Administrator of Le'an (樂安太守)
- In office ?–?
- Monarch: ?

Chancellor of Yan (燕相)
- In office ?–?
- Monarch: ?

Personal details
- Born: between 207 and 219
- Died: between 243 and 255
- Parent: Xiahou Yuan (father);
- Occupation: Official
- Courtesy name: Zhiquan (稚權)

= Xiahou Hui =

3rd century Cao Wei official

Xiahou Hui ( 220–243), courtesy name Zhiquan, was an official of the state of Cao Wei during the Three Kingdoms period of China.

==Life==
Xiahou Hui was the sixth son of Xiahou Yuan, a general who served under Cao Cao, the warlord who laid the foundation for the Cao Wei state in the late Eastern Han dynasty before the Three Kingdoms period.
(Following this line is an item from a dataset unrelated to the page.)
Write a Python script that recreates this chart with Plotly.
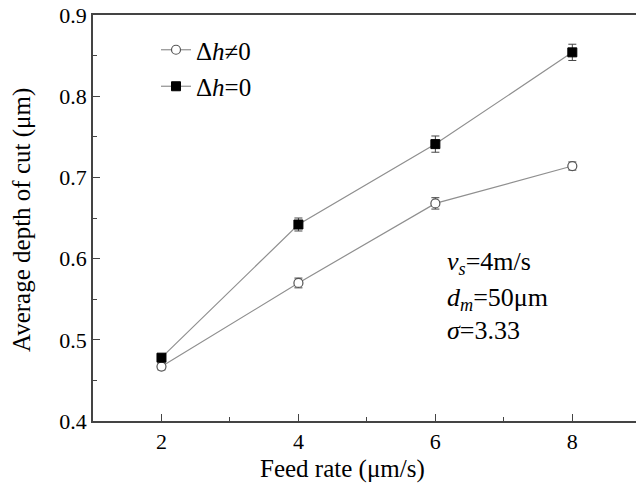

As a youth, he was already known for being knowledgeable, well-read and talented in literary arts. He served in various positions in the Cao Wei government, including Gentleman of the Yellow Gate (黃門侍郎), Chancellor (相) of Yan State (燕國), and Administrator (太守) of Le'an Commandery (樂安郡). He also had several debates with Zhong Yu (锺毓), a son of Zhong Yao. He died at the age of 36.